Let's call the radius of the inner circle, r, and the outer circle R, and let's use h for the handbreadth, all in cubits.
So,
2R=10
2πr=30
R=r+h
Rearranging, r=R-h
and substituting in second equation 2π(R-h)=30
To rearrange in terms of h, first divide by 2π, so R-h=30/2π
then add h-30/2π, so R-30/2π=h
so h=R-30/2π.
Now, R=10/2=5,
and substituting in formula for h gives: h=5-30/2π
and simplifying, h=5-15/π=0.225351707243... cubits
Which gives us about 1/h=4.43750798356... handbreadths in a cubit.
Now allegedly cubit comes from a word meaning elbow, and cubit bone refers to what we now call the ulna, a bone in the forearm. A cubit of 4.43 handbreadths would correspond to a close fisted cubit, meaning a measure from the elbow to the knuckles. (Side note: a cubit arm in heraldry is usually close fisted.)
One can verifiy this is approximately correct by counting how many handbreadths there are from one's elbow to one's knuckles. It should be about or just under four and a half. To measure more accurately one would need to take measurements from many people to get an average
So there does not appear to be any large imprecision in the measurements, and π≠3.
Now, let's ask how many fingers in a cubit.

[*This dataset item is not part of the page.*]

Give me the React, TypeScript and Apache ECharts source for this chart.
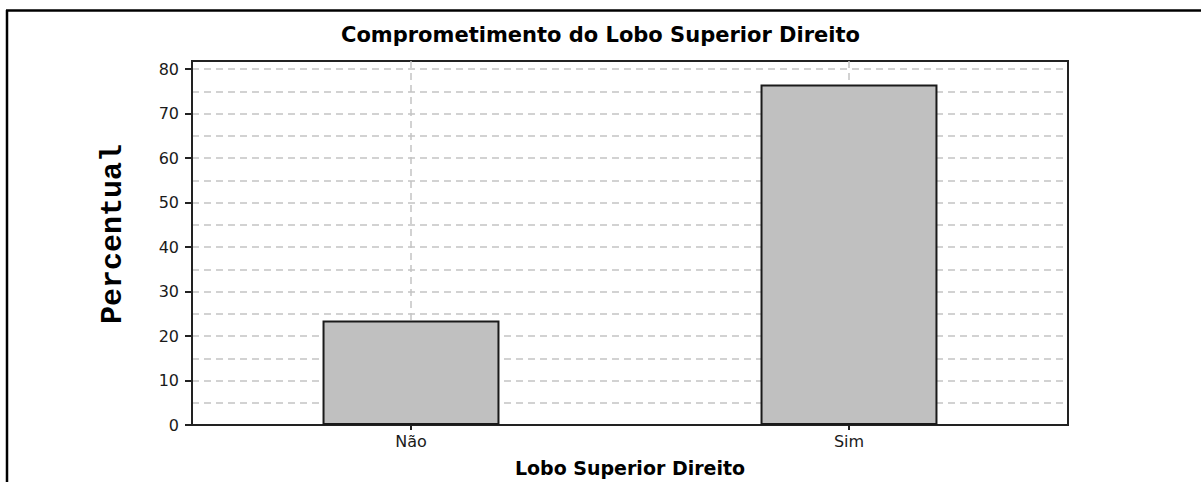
import React, { useEffect, useRef } from "react";
import * as echarts from "echarts";

const categories = ["Não", "Sim"];
const percentValues = [23.5, 76.5];
const yTicks = [0, 10, 20, 30, 40, 50, 60, 70, 80];
const yMax = 81.8;
const gridStep = 5;

const titleText = "Comprometimento do Lobo Superior Direito";
const xName = "Lobo Superior Direito";
const yName = "Percentual";

export default function App() {
  const ref = useRef<HTMLDivElement>(null);
  useEffect(() => {
    if (!ref.current) return;
    const chart = echarts.init(ref.current, null, { renderer: "svg" });
    const dash = { color: "#c4c4c4", type: [7, 5] as any, width: 1.5 };
    chart.setOption({
      animation: false,
      backgroundColor: "#ffffff",
      title: {
        text: titleText,
        left: "center",
        top: 19,
        textStyle: {
          fontFamily: "DejaVu Sans",
          fontWeight: "bold",
          fontSize: 21,
          color: "#000",
        },
      },
      graphic: [
        {
          type: "line",
          shape: { x1: 6, y1: 10.5, x2: 1201, y2: 10.5 },
          style: { stroke: "#000", lineWidth: 2.5 },
        },
        {
          type: "line",
          shape: { x1: 7, y1: 10, x2: 7, y2: 482 },
          style: { stroke: "#000", lineWidth: 2.5 },
        },
      ],
      grid: {
        left: 192,
        right: 133,
        top: 61,
        bottom: 53,
        show: true,
        borderColor: "#222",
        borderWidth: 2,
        backgroundColor: "#fff",
      },
      xAxis: {
        type: "category",
        data: categories,
        name: xName,
        nameLocation: "middle",
        nameGap: 33,
        nameTextStyle: {
          fontFamily: "DejaVu Sans",
          fontWeight: "bold",
          fontSize: 19,
          color: "#000",
          verticalAlign: "top",
        },
        axisLine: { show: true, lineStyle: { color: "#222", width: 2 } },
        axisTick: { show: true, alignWithLabel: true, length: 5, lineStyle: { color: "#222", width: 2 } },
        axisLabel: {
          margin: 8,
          fontFamily: "DejaVu Sans",
          fontSize: 16,
          color: "#1a1a1a",
        },
        splitLine: { show: true, alignWithLabel: true, lineStyle: dash },
      },
      yAxis: [
        {
          type: "value",
          min: 0,
          max: yMax,
          interval: 10,
          name: yName,
          nameLocation: "middle",
          nameGap: 64,
          nameRotate: 90,
          nameTextStyle: {
            fontFamily: "Liberation Mono",
            fontWeight: "bold",
            fontSize: 30,
            color: "#000",
            padding: [0, 0, 0, 18],
          },
          axisLine: { show: true, lineStyle: { color: "#222", width: 2 } },
          axisTick: {
            show: true,
            length: 7,
            customValues: yTicks,
            lineStyle: { color: "#222", width: 2 },
          },
          axisLabel: {
            customValues: yTicks,
            margin: 13,
            fontFamily: "DejaVu Sans",
            fontSize: 16,
            color: "#1a1a1a",
          },
          splitLine: { show: false },
          z: 3,
        },
        {
          type: "value",
          min: 0,
          max: yMax,
          interval: gridStep,
          position: "left",
          axisLine: { show: false },
          axisTick: { show: false },
          axisLabel: { show: false },
          splitLine: { show: true, showMinLine: false, showMaxLine: false, lineStyle: dash },
        },
      ],
      series: [
        {
          type: "bar",
          yAxisIndex: 0,
          data: percentValues,
          barWidth: "40.4%",
          itemStyle: { color: "#c0c0c0", borderColor: "#1a1a1a", borderWidth: 2 },
        },
      ],
    });
    return () => chart.dispose();
  }, []);
  return (
    <div
      ref={ref}
      style={{ position: "absolute", left: 0, top: 0, width: 1201, height: 482 }}
    />
  );
}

Defining a finger to be a quarter of a cubit gives us:
4/h=17.7500319342... fingers in a cubit
Now that is very close to 17.75=17¾=71/4, so let's assume that is, or is an approximation to, how the cubit is defined: 71/4 fingers or 71/16 handbreadths i.e. h=16/71. (Remember that the sea is 10 cubits across so an error of 1/4 fingers becomes 10/4 fingers or 10π/4 fingers (nearly two handbreadths) in circumference. Using 18 fingers in a cubit would be too imprecise.)
Working backwards to give us an approximation for π we start from:
2π(R-h)≈30 and h=16/71
π≈15/(5-16/71)=71*15/(71*5-16)=1065/(355-16)=1065/339=355/113.
so π≈355/113=3.14159292035... (cf π=3.14159265359)
which is accurate to 7 significant figures or less than one part in ten million.